Cinsiyeti ne olursa olsun, insanın en büyük derdi bir başkasının saçmalık değeri olabiliyor. Birinin Internet bağlantısı ve kredi kartı borçları, diğerinin aşkları ve saçları.
Senin aşkların ve saçların hep öncelikli oldu diğer dünya nimetlerinden. Her aşkın olay oldu her saç modelin başka bir olay. Aşklarının rengi saçlarına karıştı bazen. Uzun saçların, kısa aşkların oldu. Ve her zaman bunları dinleyen, ya da dinlemek zorunda bırakılan birileri. İsyan etme şansları bile olmadan, dinlediler aşklarını ve saçlarını. Bazen bir rengi tutturabilmek için bir gün içinde 2 defa boyadığın oldu saçlarını. Bazen bir aşkta direndin uzun süre, o olsun diye uzun süre beklediğin oldu. Ya da tam istediğin rengi tutturdun derken vazgeçiverdin bir anda. Hevesin geçti, bir kişiye daha yol verdin, gitti. Aylarca bekleyip uzatmaya çalıştın saçlarını, bekledin ama değdi uzadı tam istediğin gibi. En uzun süreleri bekledin onunla, onu bekledin geldi. En uzadığı anda kestiriverdin saçlarını kısacık. Beklediğin geldiğinde hiç bir şey eskisi gibi değildi; ne sen, ne o,ne aşkınız, ne saçların.
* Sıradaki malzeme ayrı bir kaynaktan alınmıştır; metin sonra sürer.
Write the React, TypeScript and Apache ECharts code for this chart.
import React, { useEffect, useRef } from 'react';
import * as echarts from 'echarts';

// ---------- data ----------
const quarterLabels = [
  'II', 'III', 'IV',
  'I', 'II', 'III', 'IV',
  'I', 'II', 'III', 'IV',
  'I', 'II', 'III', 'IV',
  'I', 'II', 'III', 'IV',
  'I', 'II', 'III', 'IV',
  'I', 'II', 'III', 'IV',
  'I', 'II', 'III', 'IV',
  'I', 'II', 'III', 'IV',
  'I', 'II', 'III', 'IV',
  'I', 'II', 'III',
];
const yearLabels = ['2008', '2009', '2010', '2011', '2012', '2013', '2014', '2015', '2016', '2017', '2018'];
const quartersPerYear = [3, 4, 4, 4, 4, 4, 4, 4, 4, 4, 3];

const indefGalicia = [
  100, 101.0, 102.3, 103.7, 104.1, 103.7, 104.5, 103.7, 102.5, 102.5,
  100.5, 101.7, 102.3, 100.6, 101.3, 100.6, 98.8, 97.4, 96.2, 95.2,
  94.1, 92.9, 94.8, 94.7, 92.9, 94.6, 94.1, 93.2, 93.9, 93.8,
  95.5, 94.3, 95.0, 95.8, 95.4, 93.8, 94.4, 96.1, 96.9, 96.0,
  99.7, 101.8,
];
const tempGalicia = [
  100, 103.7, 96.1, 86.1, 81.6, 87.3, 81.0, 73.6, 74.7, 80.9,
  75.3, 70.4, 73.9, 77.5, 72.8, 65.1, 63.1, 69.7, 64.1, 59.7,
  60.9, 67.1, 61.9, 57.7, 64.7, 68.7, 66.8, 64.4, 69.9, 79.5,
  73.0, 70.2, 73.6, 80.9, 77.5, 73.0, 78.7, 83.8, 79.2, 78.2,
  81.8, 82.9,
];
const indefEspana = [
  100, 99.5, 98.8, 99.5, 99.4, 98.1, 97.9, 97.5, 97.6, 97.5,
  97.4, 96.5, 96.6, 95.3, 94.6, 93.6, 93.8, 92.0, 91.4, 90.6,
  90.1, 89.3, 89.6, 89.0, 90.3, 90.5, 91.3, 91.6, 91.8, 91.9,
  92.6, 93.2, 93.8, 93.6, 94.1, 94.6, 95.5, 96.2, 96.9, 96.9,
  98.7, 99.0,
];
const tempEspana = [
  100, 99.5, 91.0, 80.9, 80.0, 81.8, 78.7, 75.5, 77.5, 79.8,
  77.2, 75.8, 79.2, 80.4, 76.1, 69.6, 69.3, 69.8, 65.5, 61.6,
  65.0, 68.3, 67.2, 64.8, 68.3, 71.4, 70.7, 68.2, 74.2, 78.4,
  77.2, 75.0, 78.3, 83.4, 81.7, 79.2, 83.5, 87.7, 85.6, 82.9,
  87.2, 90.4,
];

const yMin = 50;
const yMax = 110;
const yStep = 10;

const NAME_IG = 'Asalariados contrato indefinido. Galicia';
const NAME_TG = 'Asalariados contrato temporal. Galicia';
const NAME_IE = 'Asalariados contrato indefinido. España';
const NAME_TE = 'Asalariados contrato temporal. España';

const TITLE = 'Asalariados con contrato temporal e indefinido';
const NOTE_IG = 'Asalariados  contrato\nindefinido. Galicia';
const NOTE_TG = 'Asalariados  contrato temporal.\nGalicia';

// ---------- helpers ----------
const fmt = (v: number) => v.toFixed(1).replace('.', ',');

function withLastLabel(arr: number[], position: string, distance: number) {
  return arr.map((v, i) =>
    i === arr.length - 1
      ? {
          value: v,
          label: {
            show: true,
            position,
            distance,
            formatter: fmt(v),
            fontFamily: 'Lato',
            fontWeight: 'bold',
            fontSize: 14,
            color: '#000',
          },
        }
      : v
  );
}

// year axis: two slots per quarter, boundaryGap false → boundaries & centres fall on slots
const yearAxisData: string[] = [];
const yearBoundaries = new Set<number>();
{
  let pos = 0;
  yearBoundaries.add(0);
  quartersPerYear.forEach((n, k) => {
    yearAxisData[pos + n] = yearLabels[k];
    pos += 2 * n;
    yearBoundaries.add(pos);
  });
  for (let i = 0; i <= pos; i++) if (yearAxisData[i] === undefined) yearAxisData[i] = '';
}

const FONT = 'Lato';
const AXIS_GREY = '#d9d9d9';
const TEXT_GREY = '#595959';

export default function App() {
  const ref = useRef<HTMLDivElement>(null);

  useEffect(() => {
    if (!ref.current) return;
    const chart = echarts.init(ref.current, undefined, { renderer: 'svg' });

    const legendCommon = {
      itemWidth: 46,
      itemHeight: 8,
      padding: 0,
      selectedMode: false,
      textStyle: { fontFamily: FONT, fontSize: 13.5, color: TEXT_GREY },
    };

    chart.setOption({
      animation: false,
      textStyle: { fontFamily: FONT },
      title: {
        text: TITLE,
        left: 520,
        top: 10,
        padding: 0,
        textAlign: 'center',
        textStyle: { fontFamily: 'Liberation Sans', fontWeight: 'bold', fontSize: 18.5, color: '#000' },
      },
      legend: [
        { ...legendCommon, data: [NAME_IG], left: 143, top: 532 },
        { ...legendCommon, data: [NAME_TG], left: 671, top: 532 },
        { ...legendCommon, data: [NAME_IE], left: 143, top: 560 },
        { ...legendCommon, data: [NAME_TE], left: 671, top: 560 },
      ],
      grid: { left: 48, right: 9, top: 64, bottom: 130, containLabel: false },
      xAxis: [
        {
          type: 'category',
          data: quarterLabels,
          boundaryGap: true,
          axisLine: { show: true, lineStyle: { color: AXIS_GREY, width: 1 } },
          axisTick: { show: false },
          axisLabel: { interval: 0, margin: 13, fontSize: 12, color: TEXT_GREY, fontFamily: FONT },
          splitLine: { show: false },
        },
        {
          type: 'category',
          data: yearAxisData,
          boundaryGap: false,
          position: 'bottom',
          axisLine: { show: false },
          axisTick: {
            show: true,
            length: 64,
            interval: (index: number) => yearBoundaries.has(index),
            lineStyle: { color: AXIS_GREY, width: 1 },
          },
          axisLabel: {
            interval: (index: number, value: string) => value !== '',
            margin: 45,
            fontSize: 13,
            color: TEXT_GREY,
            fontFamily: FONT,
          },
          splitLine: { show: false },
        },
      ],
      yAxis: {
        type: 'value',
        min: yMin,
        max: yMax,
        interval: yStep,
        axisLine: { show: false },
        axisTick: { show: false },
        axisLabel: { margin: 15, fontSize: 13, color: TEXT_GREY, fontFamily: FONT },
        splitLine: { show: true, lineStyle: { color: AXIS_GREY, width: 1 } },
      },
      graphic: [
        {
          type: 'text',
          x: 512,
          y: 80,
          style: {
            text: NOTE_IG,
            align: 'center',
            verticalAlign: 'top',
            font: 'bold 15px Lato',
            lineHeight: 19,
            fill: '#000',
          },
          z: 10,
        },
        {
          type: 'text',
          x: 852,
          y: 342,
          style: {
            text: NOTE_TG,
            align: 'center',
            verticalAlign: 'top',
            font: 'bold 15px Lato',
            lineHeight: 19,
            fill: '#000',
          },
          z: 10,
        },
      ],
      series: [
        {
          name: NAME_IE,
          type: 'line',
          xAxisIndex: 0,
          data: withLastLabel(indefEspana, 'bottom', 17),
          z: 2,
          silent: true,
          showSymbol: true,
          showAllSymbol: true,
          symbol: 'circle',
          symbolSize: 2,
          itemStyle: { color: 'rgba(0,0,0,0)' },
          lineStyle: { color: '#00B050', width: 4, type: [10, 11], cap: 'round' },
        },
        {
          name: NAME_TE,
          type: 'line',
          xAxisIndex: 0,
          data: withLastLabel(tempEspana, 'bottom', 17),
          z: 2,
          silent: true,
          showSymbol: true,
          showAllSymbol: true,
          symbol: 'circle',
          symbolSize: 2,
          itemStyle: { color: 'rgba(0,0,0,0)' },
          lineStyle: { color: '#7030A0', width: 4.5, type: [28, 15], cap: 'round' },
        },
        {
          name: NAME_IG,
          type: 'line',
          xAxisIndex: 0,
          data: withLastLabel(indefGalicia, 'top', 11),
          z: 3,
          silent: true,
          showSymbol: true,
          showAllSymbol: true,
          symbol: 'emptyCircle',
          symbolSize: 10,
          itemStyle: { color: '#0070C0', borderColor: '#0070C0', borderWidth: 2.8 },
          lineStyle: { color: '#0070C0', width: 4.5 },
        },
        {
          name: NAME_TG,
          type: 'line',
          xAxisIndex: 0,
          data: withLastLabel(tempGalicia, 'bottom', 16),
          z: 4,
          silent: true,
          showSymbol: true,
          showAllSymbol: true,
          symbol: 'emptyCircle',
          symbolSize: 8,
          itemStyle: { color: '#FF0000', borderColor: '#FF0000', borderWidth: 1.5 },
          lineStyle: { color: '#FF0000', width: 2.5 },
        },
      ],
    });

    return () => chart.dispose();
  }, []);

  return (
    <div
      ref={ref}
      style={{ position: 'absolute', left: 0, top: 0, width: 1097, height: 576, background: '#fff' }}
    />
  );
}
Tadın kaçtı atraksiyon yaptırdın saçına, değişik modeller denemek adına. Renk değil renkler oldu saçlarında. Yeni aşkların, aşk adayların oldu bazen. Çiviyi sökmesi için yeni bir çivi arayışlarında buldun onları. Diplerinin çıkışını izledin ve tek renk idare etmekten daha zor olduğuna karar verdin. Daha ilgi gerektirdiğine. Hiç kimsenin başkalarıyla kıyaslanamayacağını öğrettiler sana, bu yeni hayal kırıklıkların. Kendi haline bıraktın bir süre saçlarını. Dinlensinler diye dokunmadın. Gelen aşk giden aşkı unutturdu. Herkesin bir silgisi olduğunu öğrendin ama arada senden de bir şeyler silindiğini fark edişin acı verdi bu sefer. Saçlarınsa uzuyordu kendi halinde. Renkleri uca doğru kayıyordu ama sen artık ilgilenmiyordun onlarla. Gelen aşkların gidişini seyrettin bir süre daha. Olmuyorlar, yürümüyorlar, ömür boyu süremeyeceklerle geçti zaman. Boyalar aktıkça saçlarından, aşklarında zamanla akıp gitti bir bir. Model kalmadı denemediğin, renk kalmadı kullanmadığın ve aşk bulunmadı aradığın.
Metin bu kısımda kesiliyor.